**Aim of the task**: Reproduce all of the listing below without alteration.

**Information provided**:
#####
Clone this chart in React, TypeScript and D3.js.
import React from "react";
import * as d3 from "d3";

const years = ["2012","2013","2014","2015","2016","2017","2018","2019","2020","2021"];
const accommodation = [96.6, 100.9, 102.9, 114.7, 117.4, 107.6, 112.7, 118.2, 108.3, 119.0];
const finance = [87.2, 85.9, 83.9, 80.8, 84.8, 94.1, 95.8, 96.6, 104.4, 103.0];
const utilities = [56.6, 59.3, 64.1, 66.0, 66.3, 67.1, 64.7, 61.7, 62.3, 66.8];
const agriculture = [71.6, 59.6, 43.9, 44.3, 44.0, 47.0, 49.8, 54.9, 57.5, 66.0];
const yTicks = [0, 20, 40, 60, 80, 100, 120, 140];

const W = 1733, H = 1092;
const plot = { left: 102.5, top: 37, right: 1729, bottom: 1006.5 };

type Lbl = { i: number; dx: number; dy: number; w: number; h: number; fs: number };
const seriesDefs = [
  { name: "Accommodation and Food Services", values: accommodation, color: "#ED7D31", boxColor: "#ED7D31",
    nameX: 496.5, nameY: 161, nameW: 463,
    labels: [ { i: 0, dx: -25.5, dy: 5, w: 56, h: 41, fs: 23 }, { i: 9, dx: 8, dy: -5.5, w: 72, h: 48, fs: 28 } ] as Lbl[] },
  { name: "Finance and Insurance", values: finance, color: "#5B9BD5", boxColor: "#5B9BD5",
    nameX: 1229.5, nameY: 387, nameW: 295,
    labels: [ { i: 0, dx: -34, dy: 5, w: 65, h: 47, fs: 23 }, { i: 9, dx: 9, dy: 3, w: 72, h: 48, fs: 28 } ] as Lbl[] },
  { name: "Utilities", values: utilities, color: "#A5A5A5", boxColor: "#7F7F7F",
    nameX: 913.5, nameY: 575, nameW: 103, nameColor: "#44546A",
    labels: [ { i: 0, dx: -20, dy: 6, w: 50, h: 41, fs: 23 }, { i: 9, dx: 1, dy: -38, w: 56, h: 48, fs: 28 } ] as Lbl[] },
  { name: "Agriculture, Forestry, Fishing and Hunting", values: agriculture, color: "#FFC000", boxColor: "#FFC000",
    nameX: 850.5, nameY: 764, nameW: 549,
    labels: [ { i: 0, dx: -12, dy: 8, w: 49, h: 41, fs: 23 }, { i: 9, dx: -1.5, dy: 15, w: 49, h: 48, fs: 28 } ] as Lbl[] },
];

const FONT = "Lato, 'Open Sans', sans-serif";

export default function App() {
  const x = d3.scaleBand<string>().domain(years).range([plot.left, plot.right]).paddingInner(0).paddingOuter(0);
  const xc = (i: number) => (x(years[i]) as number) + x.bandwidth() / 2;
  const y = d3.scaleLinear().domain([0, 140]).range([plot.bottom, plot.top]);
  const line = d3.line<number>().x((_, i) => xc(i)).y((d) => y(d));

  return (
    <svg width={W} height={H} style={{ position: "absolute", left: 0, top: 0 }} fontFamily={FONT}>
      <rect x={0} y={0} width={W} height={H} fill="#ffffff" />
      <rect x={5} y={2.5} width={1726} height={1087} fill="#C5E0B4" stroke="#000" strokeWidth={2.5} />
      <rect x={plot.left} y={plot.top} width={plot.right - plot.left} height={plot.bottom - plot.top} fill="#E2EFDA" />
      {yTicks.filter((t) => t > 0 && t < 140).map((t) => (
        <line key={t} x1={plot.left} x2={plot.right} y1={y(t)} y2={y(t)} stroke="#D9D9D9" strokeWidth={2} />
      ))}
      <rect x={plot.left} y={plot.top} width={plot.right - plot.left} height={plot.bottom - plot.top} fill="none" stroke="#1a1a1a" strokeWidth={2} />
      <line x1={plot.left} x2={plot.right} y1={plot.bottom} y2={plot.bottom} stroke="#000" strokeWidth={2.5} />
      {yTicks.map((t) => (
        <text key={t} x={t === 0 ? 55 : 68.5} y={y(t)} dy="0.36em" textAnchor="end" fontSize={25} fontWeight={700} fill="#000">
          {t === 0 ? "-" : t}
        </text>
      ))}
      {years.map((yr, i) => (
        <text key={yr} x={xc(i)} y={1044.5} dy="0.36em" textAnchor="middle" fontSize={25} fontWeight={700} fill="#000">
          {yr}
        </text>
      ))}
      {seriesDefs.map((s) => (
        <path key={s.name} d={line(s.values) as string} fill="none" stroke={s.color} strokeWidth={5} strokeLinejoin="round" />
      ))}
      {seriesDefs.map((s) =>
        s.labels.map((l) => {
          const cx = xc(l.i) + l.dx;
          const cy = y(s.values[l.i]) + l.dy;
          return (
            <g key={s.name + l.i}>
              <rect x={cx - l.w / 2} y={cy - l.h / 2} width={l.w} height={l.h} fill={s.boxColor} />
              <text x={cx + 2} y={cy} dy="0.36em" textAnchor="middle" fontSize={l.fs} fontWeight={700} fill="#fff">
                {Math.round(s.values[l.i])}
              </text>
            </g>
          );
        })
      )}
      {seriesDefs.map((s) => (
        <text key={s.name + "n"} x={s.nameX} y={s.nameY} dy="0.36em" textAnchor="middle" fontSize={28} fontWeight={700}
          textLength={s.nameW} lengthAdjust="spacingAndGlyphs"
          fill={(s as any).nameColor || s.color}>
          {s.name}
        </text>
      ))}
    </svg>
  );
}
#####
**Output for this task**:
Clone this chart in React, TypeScript and D3.js.
import React from "react";
import * as d3 from "d3";

const years = ["2012","2013","2014","2015","2016","2017","2018","2019","2020","2021"];
const accommodation = [96.6, 100.9, 102.9, 114.7, 117.4, 107.6, 112.7, 118.2, 108.3, 119.0];
const finance = [87.2, 85.9, 83.9, 80.8, 84.8, 94.1, 95.8, 96.6, 104.4, 103.0];
const utilities = [56.6, 59.3, 64.1, 66.0, 66.3, 67.1, 64.7, 61.7, 62.3, 66.8];
const agriculture = [71.6, 59.6, 43.9, 44.3, 44.0, 47.0, 49.8, 54.9, 57.5, 66.0];
const yTicks = [0, 20, 40, 60, 80, 100, 120, 140];

const W = 1733, H = 1092;
const plot = { left: 102.5, top: 37, right: 1729, bottom: 1006.5 };

type Lbl = { i: number; dx: number; dy: number; w: number; h: number; fs: number };
const seriesDefs = [
  { name: "Accommodation and Food Services", values: accommodation, color: "#ED7D31", boxColor: "#ED7D31",
    nameX: 496.5, nameY: 161, nameW: 463,
    labels: [ { i: 0, dx: -25.5, dy: 5, w: 56, h: 41, fs: 23 }, { i: 9, dx: 8, dy: -5.5, w: 72, h: 48, fs: 28 } ] as Lbl[] },
  { name: "Finance and Insurance", values: finance, color: "#5B9BD5", boxColor: "#5B9BD5",
    nameX: 1229.5, nameY: 387, nameW: 295,
    labels: [ { i: 0, dx: -34, dy: 5, w: 65, h: 47, fs: 23 }, { i: 9, dx: 9, dy: 3, w: 72, h: 48, fs: 28 } ] as Lbl[] },
  { name: "Utilities", values: utilities, color: "#A5A5A5", boxColor: "#7F7F7F",
    nameX: 913.5, nameY: 575, nameW: 103, nameColor: "#44546A",
    labels: [ { i: 0, dx: -20, dy: 6, w: 50, h: 41, fs: 23 }, { i: 9, dx: 1, dy: -38, w: 56, h: 48, fs: 28 } ] as Lbl[] },
  { name: "Agriculture, Forestry, Fishing and Hunting", values: agriculture, color: "#FFC000", boxColor: "#FFC000",
    nameX: 850.5, nameY: 764, nameW: 549,
    labels: [ { i: 0, dx: -12, dy: 8, w: 49, h: 41, fs: 23 }, { i: 9, dx: -1.5, dy: 15, w: 49, h: 48, fs: 28 } ] as Lbl[] },
];

const FONT = "Lato, 'Open Sans', sans-serif";

export default function App() {
  const x = d3.scaleBand<string>().domain(years).range([plot.left, plot.right]).paddingInner(0).paddingOuter(0);
  const xc = (i: number) => (x(years[i]) as number) + x.bandwidth() / 2;
  const y = d3.scaleLinear().domain([0, 140]).range([plot.bottom, plot.top]);
  const line = d3.line<number>().x((_, i) => xc(i)).y((d) => y(d));

  return (
    <svg width={W} height={H} style={{ position: "absolute", left: 0, top: 0 }} fontFamily={FONT}>
      <rect x={0} y={0} width={W} height={H} fill="#ffffff" />
      <rect x={5} y={2.5} width={1726} height={1087} fill="#C5E0B4" stroke="#000" strokeWidth={2.5} />
      <rect x={plot.left} y={plot.top} width={plot.right - plot.left} height={plot.bottom - plot.top} fill="#E2EFDA" />
      {yTicks.filter((t) => t > 0 && t < 140).map((t) => (
        <line key={t} x1={plot.left} x2={plot.right} y1={y(t)} y2={y(t)} stroke="#D9D9D9" strokeWidth={2} />
      ))}
      <rect x={plot.left} y={plot.top} width={plot.right - plot.left} height={plot.bottom - plot.top} fill="none" stroke="#1a1a1a" strokeWidth={2} />
      <line x1={plot.left} x2={plot.right} y1={plot.bottom} y2={plot.bottom} stroke="#000" strokeWidth={2.5} />
      {yTicks.map((t) => (
        <text key={t} x={t === 0 ? 55 : 68.5} y={y(t)} dy="0.36em" textAnchor="end" fontSize={25} fontWeight={700} fill="#000">
          {t === 0 ? "-" : t}
        </text>
      ))}
      {years.map((yr, i) => (
        <text key={yr} x={xc(i)} y={1044.5} dy="0.36em" textAnchor="middle" fontSize={25} fontWeight={700} fill="#000">
          {yr}
        </text>
      ))}
      {seriesDefs.map((s) => (
        <path key={s.name} d={line(s.values) as string} fill="none" stroke={s.color} strokeWidth={5} strokeLinejoin="round" />
      ))}
      {seriesDefs.map((s) =>
        s.labels.map((l) => {
          const cx = xc(l.i) + l.dx;
          const cy = y(s.values[l.i]) + l.dy;
          return (
            <g key={s.name + l.i}>
              <rect x={cx - l.w / 2} y={cy - l.h / 2} width={l.w} height={l.h} fill={s.boxColor} />
              <text x={cx + 2} y={cy} dy="0.36em" textAnchor="middle" fontSize={l.fs} fontWeight={700} fill="#fff">
                {Math.round(s.values[l.i])}
              </text>
            </g>
          );
        })
      )}
      {seriesDefs.map((s) => (
        <text key={s.name + "n"} x={s.nameX} y={s.nameY} dy="0.36em" textAnchor="middle" fontSize={28} fontWeight={700}
          textLength={s.nameW} lengthAdjust="spacingAndGlyphs"
          fill={(s as any).nameColor || s.color}>
          {s.name}
        </text>
      ))}
    </svg>
  );
}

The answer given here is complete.